### TASK
Reproduce the listing exactly and skip over any pictures.

== DATASET CONTENT ==

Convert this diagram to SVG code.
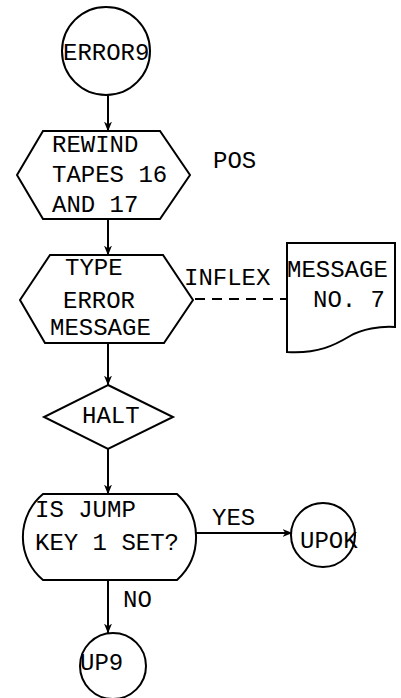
<svg xmlns="http://www.w3.org/2000/svg" width="401" height="698" viewBox="0 0 401 698">
  <style>
    .shape { fill: #fff; stroke: #000; stroke-width: 2; }
    .wire { fill: none; stroke: #000; stroke-width: 2; }
    .dash { fill: none; stroke: #000; stroke-width: 2; stroke-dasharray: 10 7; }
    text { font-family: "Liberation Mono", "Courier New", monospace; font-size: 24px; fill: #000; }
  </style>
  <defs>
    <marker id="arrow" viewBox="0 0 10 8" refX="9.5" refY="4" markerWidth="10" markerHeight="8" markerUnits="userSpaceOnUse" orient="auto">
      <path d="M0,0 L10,4 L0,8 L3,4 Z" fill="#000"/>
    </marker>
  </defs>

  <!-- connectors -->
  <g id="connectors">
    <line class="wire" x1="108" y1="95" x2="108" y2="131" marker-end="url(#arrow)"/>
    <line class="wire" x1="108" y1="219" x2="108" y2="255" marker-end="url(#arrow)"/>
    <line class="wire" x1="108" y1="343" x2="108" y2="385" marker-end="url(#arrow)"/>
    <line class="wire" x1="108" y1="449" x2="108" y2="494" marker-end="url(#arrow)"/>
    <line class="wire" x1="196" y1="533" x2="292" y2="533" marker-end="url(#arrow)"/>
    <line class="wire" x1="108" y1="580" x2="108" y2="633" marker-end="url(#arrow)"/>
    <line class="dash" x1="195" y1="299" x2="287" y2="299"/>
    <text x="213" y="168">POS</text>
    <text x="184" y="285">INFLEX</text>
    <text x="212" y="525">YES</text>
    <text x="123" y="607">NO</text>
  </g>

  <!-- entry connector -->
  <g id="error9">
    <circle class="shape" cx="106" cy="51" r="44"/>
    <text x="63" y="60">ERROR9</text>
  </g>

  <!-- preparation: rewind tapes -->
  <g id="rewind">
    <path class="shape" d="M43,131 H160 L190,175 L160,219 H43 L17,175 Z"/>
    <text x="52" y="152">REWIND</text>
    <text x="52" y="182">TAPES 16</text>
    <text x="52" y="212">AND 17</text>
  </g>

  <!-- preparation: type error message -->
  <g id="type-error">
    <path class="shape" d="M50,255 H163 L193,300 L164,343 H45 L20,300 Z"/>
    <text x="65" y="275">TYPE</text>
    <text x="63" y="308">ERROR</text>
    <text x="50" y="335">MESSAGE</text>
  </g>

  <!-- document: message no. 7 -->
  <g id="message-doc">
    <path class="shape" d="M287,243 H395 V327 C380,326 362,329 350,336 C335,345 318,354 287,352 Z"/>
    <text x="287" y="277">MESSAGE</text>
    <text x="313" y="307">NO. 7</text>
  </g>

  <!-- halt -->
  <g id="halt">
    <path class="shape" d="M108,385 L173,417 L108,449 L44,417 Z"/>
    <text x="82" y="423">HALT</text>
  </g>

  <!-- decision: jump key -->
  <g id="jump-key">
    <path class="shape" d="M43,494 H177 A58,58 0 0 1 177,580 H43 A56,56 0 0 1 43,494 Z"/>
    <text x="35" y="517">IS JUMP</text>
    <text x="35" y="550">KEY 1 SET?</text>
  </g>

  <!-- exit connectors -->
  <g id="upok">
    <circle class="shape" cx="323" cy="535" r="32"/>
    <text x="300" y="548">UPOK</text>
  </g>
  <g id="up9">
    <circle class="shape" cx="113" cy="666" r="33"/>
    <text x="80" y="670">UP9</text>
  </g>
</svg>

===

### OUTPUT FOR THIS EXERCISE
Convert this diagram to SVG code.
<svg xmlns="http://www.w3.org/2000/svg" width="401" height="698" viewBox="0 0 401 698">
  <style>
    .shape { fill: #fff; stroke: #000; stroke-width: 2; }
    .wire { fill: none; stroke: #000; stroke-width: 2; }
    .dash { fill: none; stroke: #000; stroke-width: 2; stroke-dasharray: 10 7; }
    text { font-family: "Liberation Mono", "Courier New", monospace; font-size: 24px; fill: #000; }
  </style>
  <defs>
    <marker id="arrow" viewBox="0 0 10 8" refX="9.5" refY="4" markerWidth="10" markerHeight="8" markerUnits="userSpaceOnUse" orient="auto">
      <path d="M0,0 L10,4 L0,8 L3,4 Z" fill="#000"/>
    </marker>
  </defs>

  <!-- connectors -->
  <g id="connectors">
    <line class="wire" x1="108" y1="95" x2="108" y2="131" marker-end="url(#arrow)"/>
    <line class="wire" x1="108" y1="219" x2="108" y2="255" marker-end="url(#arrow)"/>
    <line class="wire" x1="108" y1="343" x2="108" y2="385" marker-end="url(#arrow)"/>
    <line class="wire" x1="108" y1="449" x2="108" y2="494" marker-end="url(#arrow)"/>
    <line class="wire" x1="196" y1="533" x2="292" y2="533" marker-end="url(#arrow)"/>
    <line class="wire" x1="108" y1="580" x2="108" y2="633" marker-end="url(#arrow)"/>
    <line class="dash" x1="195" y1="299" x2="287" y2="299"/>
    <text x="213" y="168">POS</text>
    <text x="184" y="285">INFLEX</text>
    <text x="212" y="525">YES</text>
    <text x="123" y="607">NO</text>
  </g>

  <!-- entry connector -->
  <g id="error9">
    <circle class="shape" cx="106" cy="51" r="44"/>
    <text x="63" y="60">ERROR9</text>
  </g>

  <!-- preparation: rewind tapes -->
  <g id="rewind">
    <path class="shape" d="M43,131 H160 L190,175 L160,219 H43 L17,175 Z"/>
    <text x="52" y="152">REWIND</text>
    <text x="52" y="182">TAPES 16</text>
    <text x="52" y="212">AND 17</text>
  </g>

  <!-- preparation: type error message -->
  <g id="type-error">
    <path class="shape" d="M50,255 H163 L193,300 L164,343 H45 L20,300 Z"/>
    <text x="65" y="275">TYPE</text>
    <text x="63" y="308">ERROR</text>
    <text x="50" y="335">MESSAGE</text>
  </g>

  <!-- document: message no. 7 -->
  <g id="message-doc">
    <path class="shape" d="M287,243 H395 V327 C380,326 362,329 350,336 C335,345 318,354 287,352 Z"/>
    <text x="287" y="277">MESSAGE</text>
    <text x="313" y="307">NO. 7</text>
  </g>

  <!-- halt -->
  <g id="halt">
    <path class="shape" d="M108,385 L173,417 L108,449 L44,417 Z"/>
    <text x="82" y="423">HALT</text>
  </g>

  <!-- decision: jump key -->
  <g id="jump-key">
    <path class="shape" d="M43,494 H177 A58,58 0 0 1 177,580 H43 A56,56 0 0 1 43,494 Z"/>
    <text x="35" y="517">IS JUMP</text>
    <text x="35" y="550">KEY 1 SET?</text>
  </g>

  <!-- exit connectors -->
  <g id="upok">
    <circle class="shape" cx="323" cy="535" r="32"/>
    <text x="300" y="548">UPOK</text>
  </g>
  <g id="up9">
    <circle class="shape" cx="113" cy="666" r="33"/>
    <text x="80" y="670">UP9</text>
  </g>
</svg>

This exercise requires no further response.